Las anécdotas pintorescas abundan. Sarah Vaughan ofreció un concierto de gala donde deslizó un tango en inglés, ganándose ovaciones. Charles Mingus sufrió una descompensación y terminó internado de urgencia en el Hospital Fernández, generando titulares que mezclaban jazz con crónica policial. Bill Evans, delicado arquitecto del piano moderno, dio en 1973 un recital íntimo en un cine de San Nicolás ante apenas un puñado de aficionados; los pocos presentes aún cuentan, con orgullo casi secreto, que escucharon a Evans tocar como en el living de su casa.
Incluso los músicos de la mítica Orquesta Count Basie llegaron de gira y se animaron a zapar con colegas locales.

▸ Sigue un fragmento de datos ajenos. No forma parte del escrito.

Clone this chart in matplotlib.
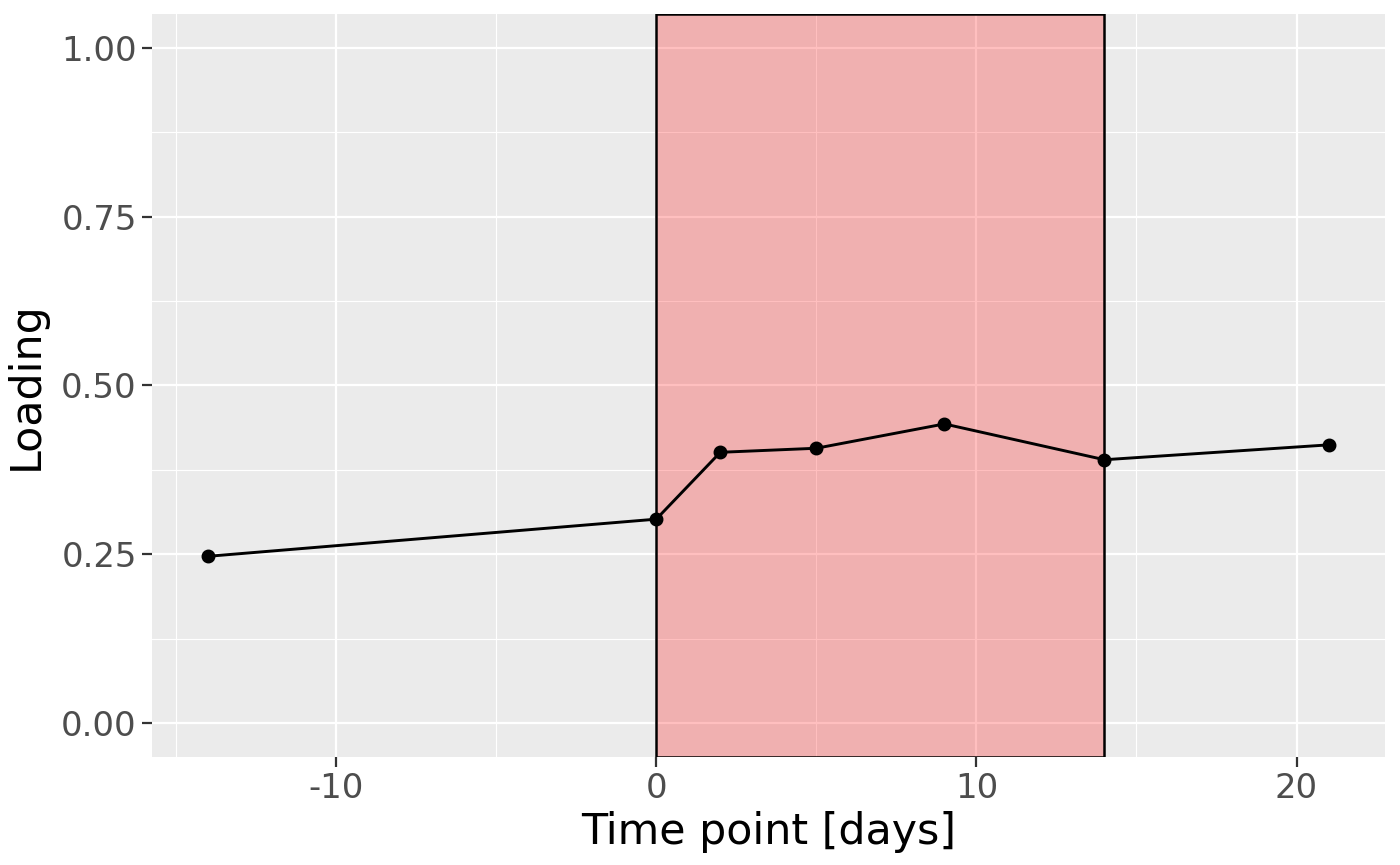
import matplotlib
matplotlib.use("Agg")
import matplotlib.pyplot as plt
from matplotlib.ticker import MultipleLocator

plt.rcParams["axes.unicode_minus"] = False

# data
days = [-14, 0, 2, 5, 9, 14, 21]
loading = [0.247, 0.302, 0.401, 0.407, 0.443, 0.390, 0.412]
window_start, window_end = 0, 14
xticks = [-10, 0, 10, 20]
yticks = [0.00, 0.25, 0.50, 0.75, 1.00]
ytick_labels = ["0.00", "0.25", "0.50", "0.75", "1.00"]

fig = plt.figure(figsize=(7, 4.325), dpi=200)
ax = fig.add_axes([0.1086, 0.125, 0.989 - 0.1086, 0.9838 - 0.125])
ax.set_facecolor("#EBEBEB")
for s in ax.spines.values():
    s.set_visible(False)

ax.set_xlim(-15.75, 22.75)
ax.set_ylim(-0.05, 1.05)
ax.set_xticks(xticks)
ax.set_yticks(yticks)
ax.set_yticklabels(ytick_labels)
ax.xaxis.set_minor_locator(MultipleLocator(5))
ax.yaxis.set_minor_locator(MultipleLocator(0.125))
ax.grid(which="major", color="white", linewidth=0.8)
ax.grid(which="minor", color="white", linewidth=0.4)
ax.set_axisbelow(True)
ax.tick_params(which="major", length=3.5, width=0.8, color="#333333",
               labelcolor="#4D4D4D", labelsize=12.2, pad=2)
ax.tick_params(which="minor", length=0)

# shaded window
ax.axvspan(window_start, window_end, facecolor=(1, 0, 0, 0.25),
           edgecolor="black", linewidth=0.9, zorder=2)

ax.plot(days, loading, color="black", linewidth=1.05, marker="o",
        markersize=4.0, zorder=3)

ax.set_xlabel("Time point [days]", fontsize=15.4, labelpad=2)
ax.set_ylabel("Loading", fontsize=15.4, labelpad=5)

fig.savefig("out.png", dpi=200)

En una memorable sesión de estudio, integrantes de Basie grabaron con la banda del argentino Rodolfo Alchourrón en un clima de mutua admiración musical. Y cuando Johnny Hodges, saxofonista de Ellington, probó la cerveza artesanal Río Segundo, se inspiró tanto que compuso al vuelo un *blues* en honor a sus bondades espumosas – alegando en broma que aquella cerveza tenía swing propio.
Hacia fines de los ’70, la atmósfera comenzó a cambiar. La visita de Dizzy Gillespie en 1979 para un frustrado festival en Luna Park cerró simbólicamente un capítulo. A partir de entonces, la escena local enfrentó años difíciles, pero el jazz siguió su curso. En los ’80 irrumpieron nuevas fusiones: virtuosos como Chick Corea, John McLaughlin y grupos como Weather Report electrizaron al público. Aunque las figuras clásicas se espaciaran, la Argentina continuó recibiendo visitas ilustres: Miles Davis, Stan Getz, Herbie Hancock, Diana Krall, Wynton Marsalis y otros.
Hoy, el panorama es distinto. Las visitas relámpago reemplazaron a las estadías extendidas de antaño. Pero cada noviembre, el Festival Internacional de Jazz de Buenos Aires reaviva ese espíritu. Y en tono nostálgico, viejos melómanos evocan aquellas noches en que Armstrong tocó hasta que la policía dijo basta, o cuando Dizzy cabalgó vestido de gaucho. Relatos que suenan a mito, pero están documentados en fotos sepia y memorias fervorosas. Porque si el jazz es el arte del instante, Buenos Aires fue – y sigue siendo – un escenario donde ese instante brilló con luz propia.